──────── Exercise data ────────
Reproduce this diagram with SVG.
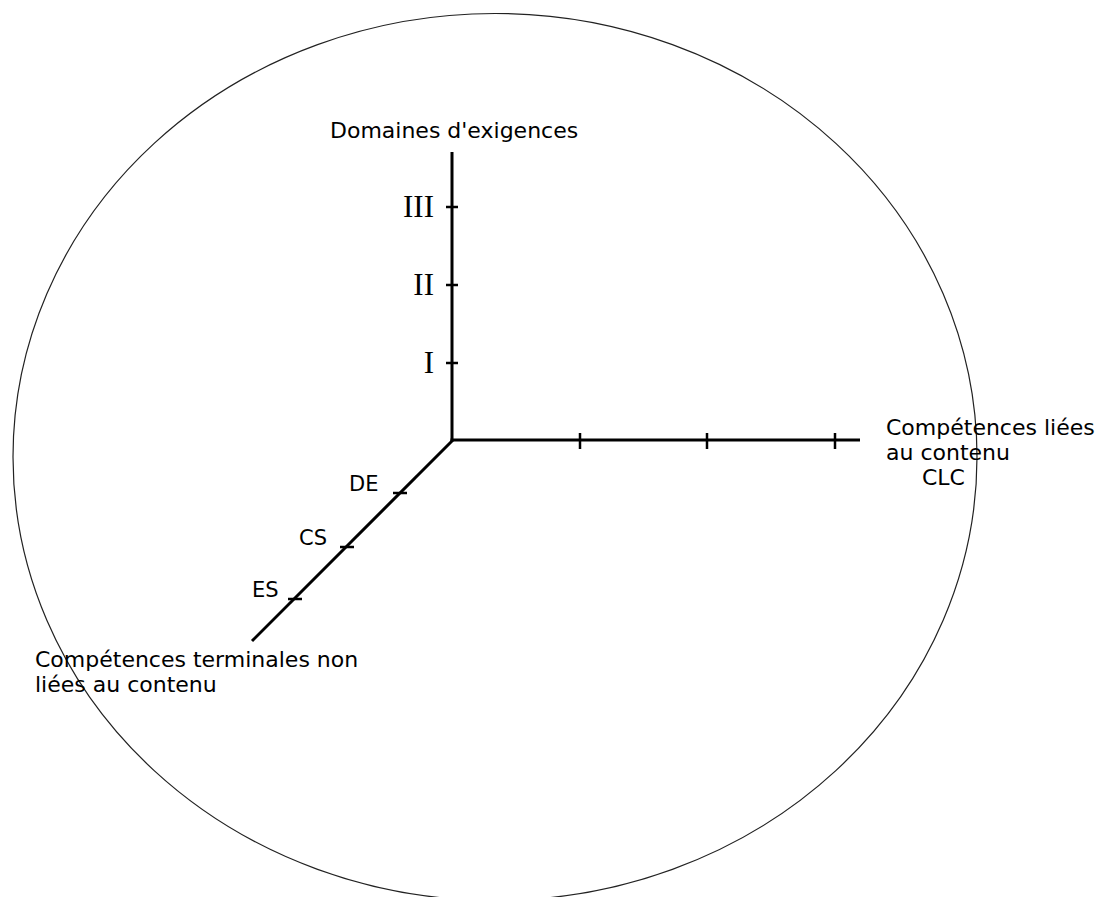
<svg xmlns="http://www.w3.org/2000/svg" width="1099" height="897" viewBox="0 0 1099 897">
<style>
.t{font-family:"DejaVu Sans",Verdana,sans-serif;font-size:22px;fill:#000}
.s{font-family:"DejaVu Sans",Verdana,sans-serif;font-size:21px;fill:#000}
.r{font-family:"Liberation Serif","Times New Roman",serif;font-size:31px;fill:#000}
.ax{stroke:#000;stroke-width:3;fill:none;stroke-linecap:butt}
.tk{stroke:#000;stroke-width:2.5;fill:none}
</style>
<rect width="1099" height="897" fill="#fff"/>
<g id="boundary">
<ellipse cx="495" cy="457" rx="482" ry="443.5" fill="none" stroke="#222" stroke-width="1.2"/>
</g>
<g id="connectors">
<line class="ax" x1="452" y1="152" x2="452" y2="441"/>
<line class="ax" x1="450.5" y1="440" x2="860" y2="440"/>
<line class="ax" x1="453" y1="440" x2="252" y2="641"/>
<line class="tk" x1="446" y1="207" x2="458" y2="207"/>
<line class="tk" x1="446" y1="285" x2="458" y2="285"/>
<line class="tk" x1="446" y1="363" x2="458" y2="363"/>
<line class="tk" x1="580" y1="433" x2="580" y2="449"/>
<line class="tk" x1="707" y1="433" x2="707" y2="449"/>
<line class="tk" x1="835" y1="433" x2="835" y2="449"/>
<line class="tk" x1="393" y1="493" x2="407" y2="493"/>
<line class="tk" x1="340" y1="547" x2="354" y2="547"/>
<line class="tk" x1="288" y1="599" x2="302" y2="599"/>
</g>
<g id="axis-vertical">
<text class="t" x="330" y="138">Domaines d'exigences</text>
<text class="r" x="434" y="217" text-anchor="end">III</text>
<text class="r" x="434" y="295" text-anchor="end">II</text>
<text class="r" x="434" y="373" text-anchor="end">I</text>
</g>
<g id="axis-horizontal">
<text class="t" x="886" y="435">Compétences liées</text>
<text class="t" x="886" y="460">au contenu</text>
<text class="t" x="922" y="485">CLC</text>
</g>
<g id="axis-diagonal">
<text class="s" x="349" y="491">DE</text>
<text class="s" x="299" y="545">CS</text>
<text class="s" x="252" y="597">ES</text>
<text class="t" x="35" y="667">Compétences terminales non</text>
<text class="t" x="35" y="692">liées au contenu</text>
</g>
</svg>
────────
──────── Exercise data ────────
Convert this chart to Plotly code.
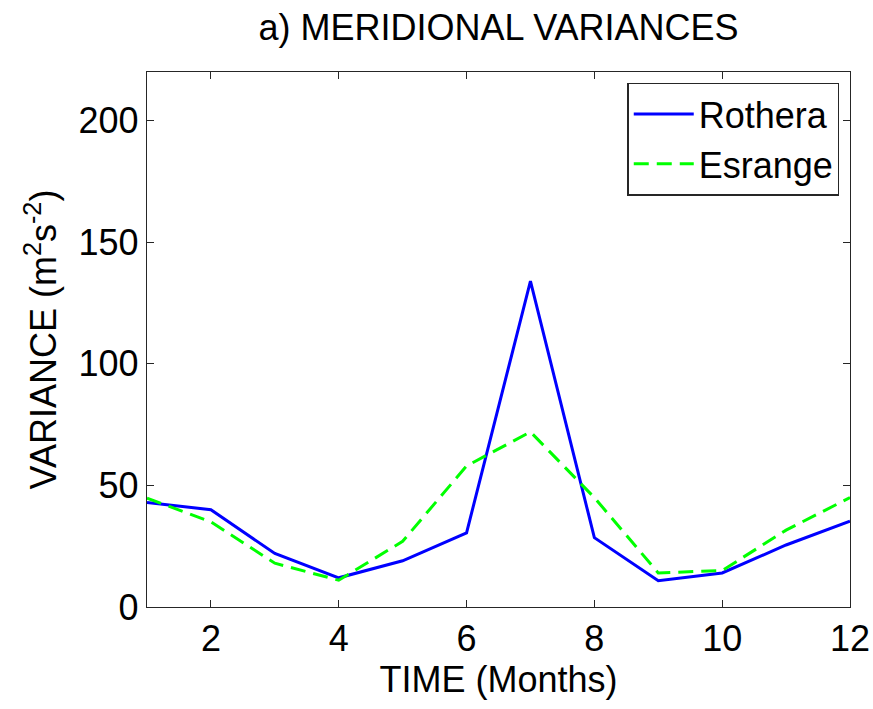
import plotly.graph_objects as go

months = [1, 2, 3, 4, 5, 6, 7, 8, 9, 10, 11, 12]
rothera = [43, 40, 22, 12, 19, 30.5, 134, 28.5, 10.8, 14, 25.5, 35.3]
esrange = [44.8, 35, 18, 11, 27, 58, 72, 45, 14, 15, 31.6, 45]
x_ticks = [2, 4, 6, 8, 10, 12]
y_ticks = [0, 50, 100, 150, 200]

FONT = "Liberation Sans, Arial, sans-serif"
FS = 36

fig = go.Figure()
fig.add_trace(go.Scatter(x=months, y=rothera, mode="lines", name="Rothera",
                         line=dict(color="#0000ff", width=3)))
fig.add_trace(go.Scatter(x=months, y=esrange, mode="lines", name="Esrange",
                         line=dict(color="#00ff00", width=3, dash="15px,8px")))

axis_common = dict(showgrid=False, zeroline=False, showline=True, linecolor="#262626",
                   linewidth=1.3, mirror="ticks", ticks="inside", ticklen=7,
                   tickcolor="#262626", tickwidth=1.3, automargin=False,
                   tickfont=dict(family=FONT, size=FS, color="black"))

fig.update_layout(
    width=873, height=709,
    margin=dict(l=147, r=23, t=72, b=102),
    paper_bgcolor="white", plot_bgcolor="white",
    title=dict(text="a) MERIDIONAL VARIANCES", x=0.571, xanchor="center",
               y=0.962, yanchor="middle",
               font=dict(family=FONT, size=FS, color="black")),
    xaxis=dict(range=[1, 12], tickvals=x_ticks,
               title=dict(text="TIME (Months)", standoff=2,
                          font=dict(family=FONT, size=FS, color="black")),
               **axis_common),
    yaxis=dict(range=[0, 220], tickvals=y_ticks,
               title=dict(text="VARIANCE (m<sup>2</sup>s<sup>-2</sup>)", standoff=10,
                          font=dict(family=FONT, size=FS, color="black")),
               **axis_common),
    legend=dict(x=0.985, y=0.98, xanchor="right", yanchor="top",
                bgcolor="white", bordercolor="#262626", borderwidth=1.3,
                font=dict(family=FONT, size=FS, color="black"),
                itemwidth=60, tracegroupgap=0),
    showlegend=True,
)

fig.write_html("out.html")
────────
Your objective: Beginning with the line above that contains "Convert this chart to Plotly code." and ending with the line that contains "import plotly.graph_objects as go", quote each line exactly, keeping out the pictures.

Written answer:
Convert this chart to Plotly code.
import plotly.graph_objects as go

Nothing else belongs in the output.